Two things to note here. The first is that, when we first tried to run this, lines like p_ag <- S_ag %*% t(S_ag) %*% R %*% j were causing our machines to hang and crash. We were getting ready to abandon this approach when it hit me: \( \mathbf{S_{ag}} \) is an \( N \times K \) matrix, and so \( \mathbf{S_{ag}S_{ag}}^T \) is an \( N \times N \) matrix. If, as here, \( N \gg 100,000 \), that thing can have tens or hundreds of billions of elements. Yet we don’t need it! Our ultimate goal was an \( N \times 1 \) vector, so if we just changed the order of operations we could post-multiply the second term by the third and fourth, then pre-multiply that by the first. At no point did we actually need to create the gigantic matrix.
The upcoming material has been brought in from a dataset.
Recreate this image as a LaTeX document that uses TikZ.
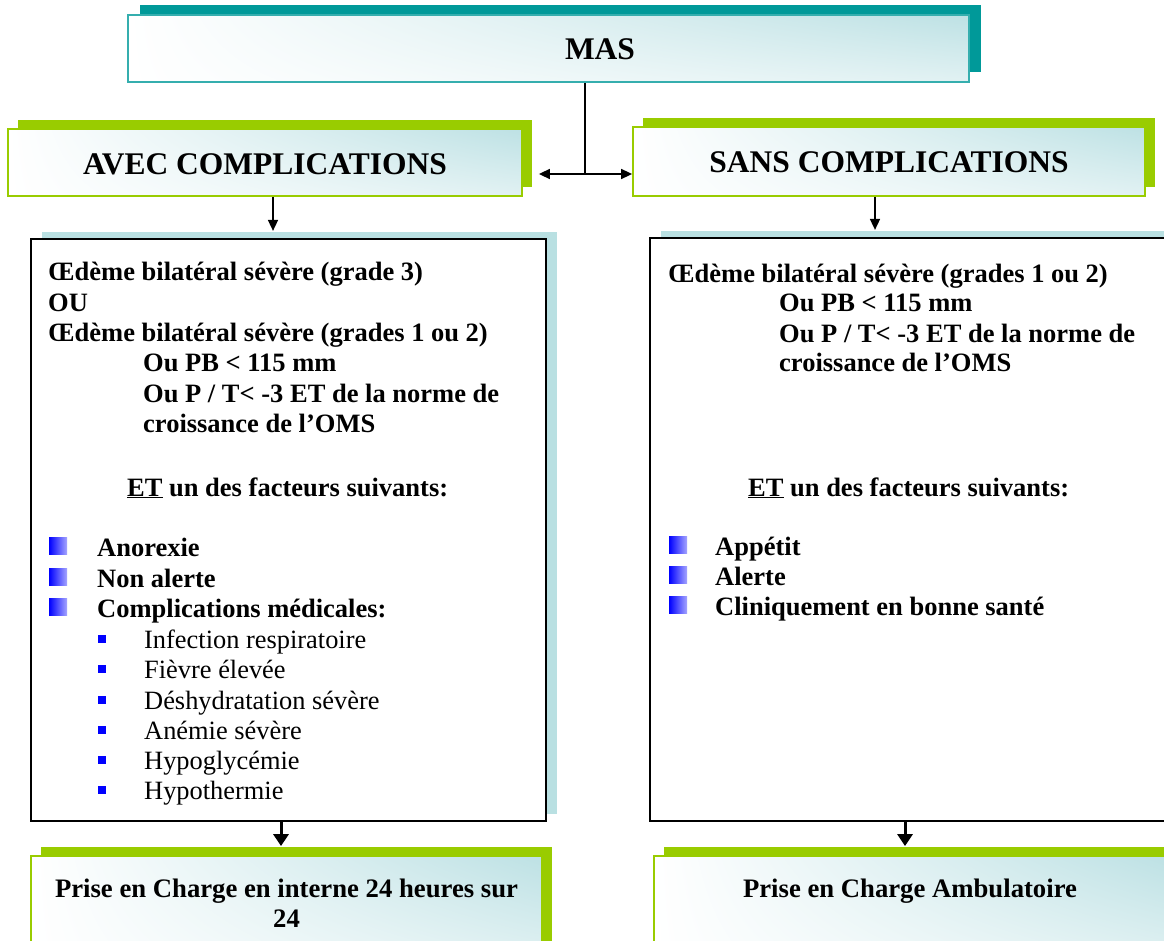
\documentclass[tikz,border=0pt]{standalone}
\usepackage{fontspec}
\setmainfont{Liberation Serif}
\usetikzlibrary{arrows.meta,shadows,shadings}

\definecolor{tealdark}{HTML}{009999}
\definecolor{tealline}{HTML}{35AEAE}
\definecolor{limeg}{HTML}{99CC00}
\definecolor{paleblue}{HTML}{B9E0E2}
\definecolor{glow}{HTML}{BDE1E4}
\definecolor{bulletblue}{HTML}{0000FF}

\tikzset{
  x=1pt, y=-1pt,
  glowfill/.style={upper left=white, upper right=glow, lower left=white, lower right=white!55!glow},
  headbox/.style={glowfill, draw=tealline, line width=1.8pt, inner sep=0pt,
    general shadow={fill=tealdark, shadow xshift=12pt, shadow yshift=10pt}},
  greenbox/.style={glowfill, draw=limeg, line width=1.8pt, inner sep=0pt,
    general shadow={fill=limeg, shadow xshift=10pt, shadow yshift=9pt}},
  panel/.style={fill=white, draw=black, line width=2.2pt, inner sep=0pt,
    general shadow={fill=paleblue, shadow xshift=11pt, shadow yshift=7pt}},
  headtxt/.style={font=\fontsize{31.5}{36}\selectfont\bfseries, inner sep=0pt},
  bodytxt/.style={font=\fontsize{26.5}{30}\selectfont\bfseries, anchor=base west, inner sep=0pt},
  subtxt/.style={font=\fontsize{26.4}{30}\selectfont, anchor=base west, inner sep=0pt},
  foottxt/.style={font=\fontsize{26.7}{30}\selectfont\bfseries, anchor=base, inner sep=0pt},
  thinarrow/.style={line width=1.6pt, -{Triangle[length=11pt,width=10pt]}},
  bothways/.style={line width=1.6pt, {Triangle[length=11pt,width=10pt]}-{Triangle[length=11pt,width=10pt]}},
  thickarrow/.style={line width=3pt, -{Triangle[length=12pt,width=15pt]}},
}

% big gradient square bullet sitting on a baseline
\newcommand{\bigbullet}[2]{\shade[left color=bulletblue, right color=bulletblue!35] (#1,#2-19) rectangle (#1+18,#2-2);}
% small plain square bullet sitting on a baseline
\newcommand{\smallbullet}[2]{\fill[bulletblue] (#1,#2-13) rectangle (#1+8,#2-5);}

\begin{document}
\begin{tikzpicture}
\useasboundingbox (0,0) rectangle (1164,941);
\clip (0,0) rectangle (1164,941);

% ---- boxes ----
\node[headbox, minimum width=841pt, minimum height=67pt] (mas) at (548.5,48.5) {};
\node[headtxt] (mastxt) at (600,49) {MAS};

\node[greenbox, minimum width=514pt, minimum height=67pt] (avec) at (265,162.5) {};
\node[headtxt] (avectxt) at (265,164) {AVEC COMPLICATIONS};

\node[greenbox, minimum width=512pt, minimum height=69pt] (sans) at (889,161.5) {};
\node[headtxt] (sanstxt) at (889,162) {SANS COMPLICATIONS};

\node[panel, minimum width=515pt, minimum height=582pt] (bigL) at (288.5,530) {};
\node[panel, minimum width=518pt, minimum height=583pt] (bigR) at (909,529.5) {};

\node[greenbox, minimum width=511pt, minimum height=104pt] (botL) at (286.5,908) {};
\node[greenbox, minimum width=512pt, minimum height=104pt] (botR) at (910,908) {};

% ---- connectors ----
\coordinate (jn) at (585,174);
\draw[line width=1.6pt] (mas.south -| jn) -- (jn);
\draw[bothways] ([xshift=16pt]avec.east |- jn) -- (sans.west |- jn);
\draw[thinarrow] ([xshift=8pt]avec.south) -- ([xshift=-15.5pt,yshift=7pt]bigL.north);
\draw[thinarrow] ([xshift=-14pt]sans.south) -- ([xshift=-34pt,yshift=7pt]bigR.north);
\draw[thickarrow] ([xshift=-7.5pt]bigL.south) -- ([xshift=-5.5pt,yshift=9pt]botL.north);
\draw[thickarrow] ([xshift=-4pt]bigR.south) -- ([xshift=-5pt,yshift=9pt]botR.north);

% ---- left panel text ----
\node[bodytxt] (l1) at (48,280) {Œdème bilatéral sévère (grade 3)};
\node[bodytxt] (l2) at (48,311) {OU};
\node[bodytxt] (l3) at (48,341) {Œdème bilatéral sévère (grades 1 ou 2)};
\node[bodytxt] (l4) at (143,371) {Ou PB < 115 mm};
\node[bodytxt] (l5) at (143,402) {Ou P / T< -3 ET de la norme de};
\node[bodytxt] (l6) at (143,432) {croissance de l’OMS};
\node[bodytxt] (l7) at (127,496) {\underline{ET} un des facteurs suivants:};

\bigbullet{49}{556}
\bigbullet{49}{587}
\bigbullet{49}{617}
\node[bodytxt] (la) at (97,556) {Anorexie};
\node[bodytxt] (lb) at (97,587) {Non alerte};
\node[bodytxt] (lc) at (97,617) {Complications médicales:};

\smallbullet{98}{648}
\smallbullet{98}{678}
\smallbullet{98}{709}
\smallbullet{98}{739}
\smallbullet{98}{769}
\smallbullet{98}{799}
\node[subtxt] (s1) at (144,648) {Infection respiratoire};
\node[subtxt] (s2) at (144,678) {Fièvre élevée};
\node[subtxt] (s3) at (144,709) {Déshydratation sévère};
\node[subtxt] (s4) at (144,739) {Anémie sévère};
\node[subtxt] (s5) at (144,769) {Hypoglycémie};
\node[subtxt] (s6) at (144,799) {Hypothermie};

% ---- right panel text ----
\node[bodytxt] (r1) at (668,283) {Œdème bilatéral sévère (grades 1 ou 2)};
\node[bodytxt] (r2) at (779,312) {Ou PB < 115 mm};
\node[bodytxt] (r3) at (779,342) {Ou P / T< -3 ET de la norme de};
\node[bodytxt] (r4) at (779,371) {croissance de l’OMS};
\node[bodytxt] (r5) at (748,496) {\underline{ET} un des facteurs suivants:};

\bigbullet{669}{555}
\bigbullet{669}{585}
\bigbullet{669}{615}
\node[bodytxt] (ra) at (715,555) {Appétit};
\node[bodytxt] (rb) at (715,585) {Alerte};
\node[bodytxt] (rc) at (715,615) {Cliniquement en bonne santé};

% ---- bottom texts ----
\node[foottxt] (f1) at (286.5,897) {Prise en Charge en interne 24 heures sur};
\node[foottxt] (f2) at (286.5,927) {24};
\node[foottxt] (f3) at (910,897) {Prise en Charge Ambulatoire};
\end{tikzpicture}
\end{document}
We did that, and the operation went from crashing our machines to finishing in a fraction of a second.

The second was with how we generated \( \mathbf{S_{ag}} \) in the first place. We were using the fastdummies library in R. It looked like fastdummies wasn’t fast, though. Generating these matrices took up to 30 seconds on our real dataset. After some searching, we found that we could generate sparse matrices with the matrix library…and what had been taking 30 seconds now took .3 seconds.

With changes like these, we sped up the computation 500 or more times. Our projected compute has fallen from more than three months to fewer than six hours.

I have two reasons for writing this all up. The first is that someone might find it helpful, both in its specifics and in the general sense of seeing how those of us with little formal training in computer science can still go about solving practical problems in computation. None of anything I did here is rocket science; it just takes persistence and rethinking how to approach the problem.

The second reason, of course, is that I figured something out in an area where I usually feel like a fraud, and I’m proud of it. It isn’t a brag to share such moments with people. It’s a chance to feel good about yourself, justifiably so, and have people validate those feelings. Given how often when doing research we feel rotten, it’s important to mark the really triumphant moments, too.